Objective
Repeat the material verbatim. Images are excluded from the copy.
——
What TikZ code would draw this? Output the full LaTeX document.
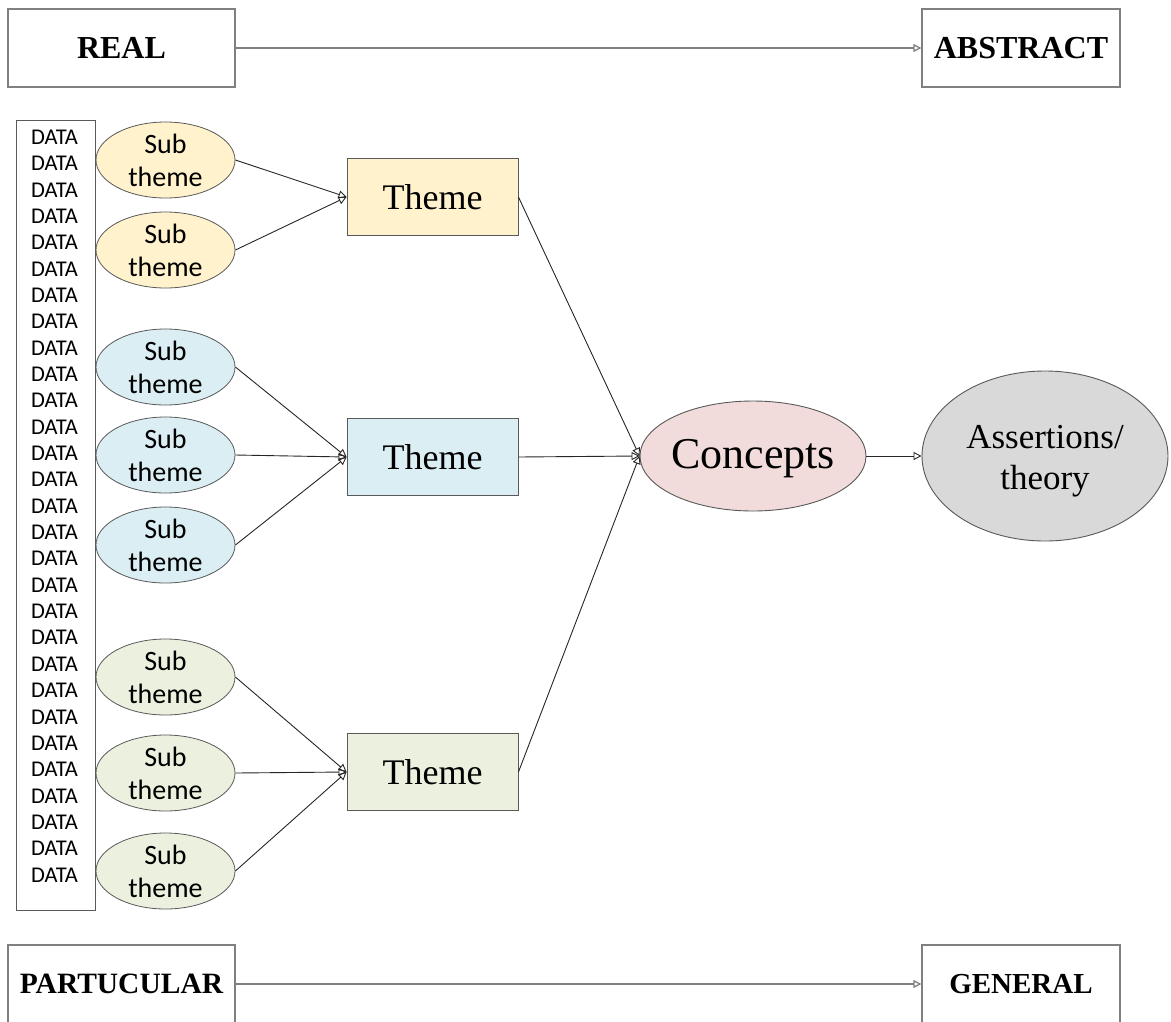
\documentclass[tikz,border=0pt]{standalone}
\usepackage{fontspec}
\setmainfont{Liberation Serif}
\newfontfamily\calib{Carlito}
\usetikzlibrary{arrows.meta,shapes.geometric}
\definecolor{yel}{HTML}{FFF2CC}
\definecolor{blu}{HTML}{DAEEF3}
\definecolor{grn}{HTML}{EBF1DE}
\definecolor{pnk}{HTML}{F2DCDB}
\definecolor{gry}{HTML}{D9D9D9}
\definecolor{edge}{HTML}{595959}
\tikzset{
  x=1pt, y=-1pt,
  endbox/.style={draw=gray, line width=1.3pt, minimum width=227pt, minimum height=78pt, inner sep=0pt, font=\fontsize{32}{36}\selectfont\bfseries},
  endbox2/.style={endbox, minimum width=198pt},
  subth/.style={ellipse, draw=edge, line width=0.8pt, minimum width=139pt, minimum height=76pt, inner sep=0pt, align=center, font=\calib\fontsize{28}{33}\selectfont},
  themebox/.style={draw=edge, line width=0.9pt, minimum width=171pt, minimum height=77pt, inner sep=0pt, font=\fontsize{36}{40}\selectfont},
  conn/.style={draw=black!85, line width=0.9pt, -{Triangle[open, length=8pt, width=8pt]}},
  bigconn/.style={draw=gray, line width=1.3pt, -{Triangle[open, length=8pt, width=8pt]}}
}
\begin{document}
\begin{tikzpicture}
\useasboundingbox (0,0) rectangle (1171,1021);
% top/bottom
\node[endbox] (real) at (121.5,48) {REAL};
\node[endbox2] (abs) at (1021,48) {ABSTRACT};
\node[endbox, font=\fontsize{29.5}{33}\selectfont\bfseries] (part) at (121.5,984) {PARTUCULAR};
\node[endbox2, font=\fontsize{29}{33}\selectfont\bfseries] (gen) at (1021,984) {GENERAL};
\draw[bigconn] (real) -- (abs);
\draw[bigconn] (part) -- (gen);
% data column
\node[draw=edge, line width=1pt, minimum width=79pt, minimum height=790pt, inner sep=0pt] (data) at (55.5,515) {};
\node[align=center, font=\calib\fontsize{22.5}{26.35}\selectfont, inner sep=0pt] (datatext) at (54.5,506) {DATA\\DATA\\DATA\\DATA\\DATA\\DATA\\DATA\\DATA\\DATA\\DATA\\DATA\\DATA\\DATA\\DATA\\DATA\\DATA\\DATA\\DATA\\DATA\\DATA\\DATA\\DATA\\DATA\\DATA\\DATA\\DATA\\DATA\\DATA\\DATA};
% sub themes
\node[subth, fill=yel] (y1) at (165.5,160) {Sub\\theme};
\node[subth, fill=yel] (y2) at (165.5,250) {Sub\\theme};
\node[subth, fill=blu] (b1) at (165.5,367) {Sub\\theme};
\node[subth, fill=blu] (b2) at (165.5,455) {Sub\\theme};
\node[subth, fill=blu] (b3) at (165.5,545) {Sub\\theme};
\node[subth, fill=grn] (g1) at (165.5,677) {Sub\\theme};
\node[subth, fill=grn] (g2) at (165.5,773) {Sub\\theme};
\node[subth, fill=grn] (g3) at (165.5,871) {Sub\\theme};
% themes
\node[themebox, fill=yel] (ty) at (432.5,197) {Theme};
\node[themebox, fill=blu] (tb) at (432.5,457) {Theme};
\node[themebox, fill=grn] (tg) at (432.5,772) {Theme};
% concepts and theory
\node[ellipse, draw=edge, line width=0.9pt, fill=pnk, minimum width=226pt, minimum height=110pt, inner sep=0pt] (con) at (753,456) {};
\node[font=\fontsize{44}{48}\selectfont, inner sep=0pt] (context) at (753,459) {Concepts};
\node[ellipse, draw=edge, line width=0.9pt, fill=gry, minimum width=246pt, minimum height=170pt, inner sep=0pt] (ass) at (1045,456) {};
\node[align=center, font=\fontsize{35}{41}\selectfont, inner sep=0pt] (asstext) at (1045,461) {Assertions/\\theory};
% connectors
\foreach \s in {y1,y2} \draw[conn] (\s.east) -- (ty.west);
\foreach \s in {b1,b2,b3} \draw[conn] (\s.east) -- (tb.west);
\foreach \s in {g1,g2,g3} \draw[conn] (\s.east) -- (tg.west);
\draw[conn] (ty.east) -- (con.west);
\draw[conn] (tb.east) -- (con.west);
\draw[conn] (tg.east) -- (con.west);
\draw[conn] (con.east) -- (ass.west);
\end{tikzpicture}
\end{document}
——
Result of the task
What TikZ code would draw this? Output the full LaTeX document.
\documentclass[tikz,border=0pt]{standalone}
\usepackage{fontspec}
\setmainfont{Liberation Serif}
\newfontfamily\calib{Carlito}
\usetikzlibrary{arrows.meta,shapes.geometric}
\definecolor{yel}{HTML}{FFF2CC}
\definecolor{blu}{HTML}{DAEEF3}
\definecolor{grn}{HTML}{EBF1DE}
\definecolor{pnk}{HTML}{F2DCDB}
\definecolor{gry}{HTML}{D9D9D9}
\definecolor{edge}{HTML}{595959}
\tikzset{
  x=1pt, y=-1pt,
  endbox/.style={draw=gray, line width=1.3pt, minimum width=227pt, minimum height=78pt, inner sep=0pt, font=\fontsize{32}{36}\selectfont\bfseries},
  endbox2/.style={endbox, minimum width=198pt},
  subth/.style={ellipse, draw=edge, line width=0.8pt, minimum width=139pt, minimum height=76pt, inner sep=0pt, align=center, font=\calib\fontsize{28}{33}\selectfont},
  themebox/.style={draw=edge, line width=0.9pt, minimum width=171pt, minimum height=77pt, inner sep=0pt, font=\fontsize{36}{40}\selectfont},
  conn/.style={draw=black!85, line width=0.9pt, -{Triangle[open, length=8pt, width=8pt]}},
  bigconn/.style={draw=gray, line width=1.3pt, -{Triangle[open, length=8pt, width=8pt]}}
}
\begin{document}
\begin{tikzpicture}
\useasboundingbox (0,0) rectangle (1171,1021);
% top/bottom
\node[endbox] (real) at (121.5,48) {REAL};
\node[endbox2] (abs) at (1021,48) {ABSTRACT};
\node[endbox, font=\fontsize{29.5}{33}\selectfont\bfseries] (part) at (121.5,984) {PARTUCULAR};
\node[endbox2, font=\fontsize{29}{33}\selectfont\bfseries] (gen) at (1021,984) {GENERAL};
\draw[bigconn] (real) -- (abs);
\draw[bigconn] (part) -- (gen);
% data column
\node[draw=edge, line width=1pt, minimum width=79pt, minimum height=790pt, inner sep=0pt] (data) at (55.5,515) {};
\node[align=center, font=\calib\fontsize{22.5}{26.35}\selectfont, inner sep=0pt] (datatext) at (54.5,506) {DATA\\DATA\\DATA\\DATA\\DATA\\DATA\\DATA\\DATA\\DATA\\DATA\\DATA\\DATA\\DATA\\DATA\\DATA\\DATA\\DATA\\DATA\\DATA\\DATA\\DATA\\DATA\\DATA\\DATA\\DATA\\DATA\\DATA\\DATA\\DATA};
% sub themes
\node[subth, fill=yel] (y1) at (165.5,160) {Sub\\theme};
\node[subth, fill=yel] (y2) at (165.5,250) {Sub\\theme};
\node[subth, fill=blu] (b1) at (165.5,367) {Sub\\theme};
\node[subth, fill=blu] (b2) at (165.5,455) {Sub\\theme};
\node[subth, fill=blu] (b3) at (165.5,545) {Sub\\theme};
\node[subth, fill=grn] (g1) at (165.5,677) {Sub\\theme};
\node[subth, fill=grn] (g2) at (165.5,773) {Sub\\theme};
\node[subth, fill=grn] (g3) at (165.5,871) {Sub\\theme};
% themes
\node[themebox, fill=yel] (ty) at (432.5,197) {Theme};
\node[themebox, fill=blu] (tb) at (432.5,457) {Theme};
\node[themebox, fill=grn] (tg) at (432.5,772) {Theme};
% concepts and theory
\node[ellipse, draw=edge, line width=0.9pt, fill=pnk, minimum width=226pt, minimum height=110pt, inner sep=0pt] (con) at (753,456) {};
\node[font=\fontsize{44}{48}\selectfont, inner sep=0pt] (context) at (753,459) {Concepts};
\node[ellipse, draw=edge, line width=0.9pt, fill=gry, minimum width=246pt, minimum height=170pt, inner sep=0pt] (ass) at (1045,456) {};
\node[align=center, font=\fontsize{35}{41}\selectfont, inner sep=0pt] (asstext) at (1045,461) {Assertions/\\theory};
% connectors
\foreach \s in {y1,y2} \draw[conn] (\s.east) -- (ty.west);
\foreach \s in {b1,b2,b3} \draw[conn] (\s.east) -- (tb.west);
\foreach \s in {g1,g2,g3} \draw[conn] (\s.east) -- (tg.west);
\draw[conn] (ty.east) -- (con.west);
\draw[conn] (tb.east) -- (con.west);
\draw[conn] (tg.east) -- (con.west);
\draw[conn] (con.east) -- (ass.west);
\end{tikzpicture}
\end{document}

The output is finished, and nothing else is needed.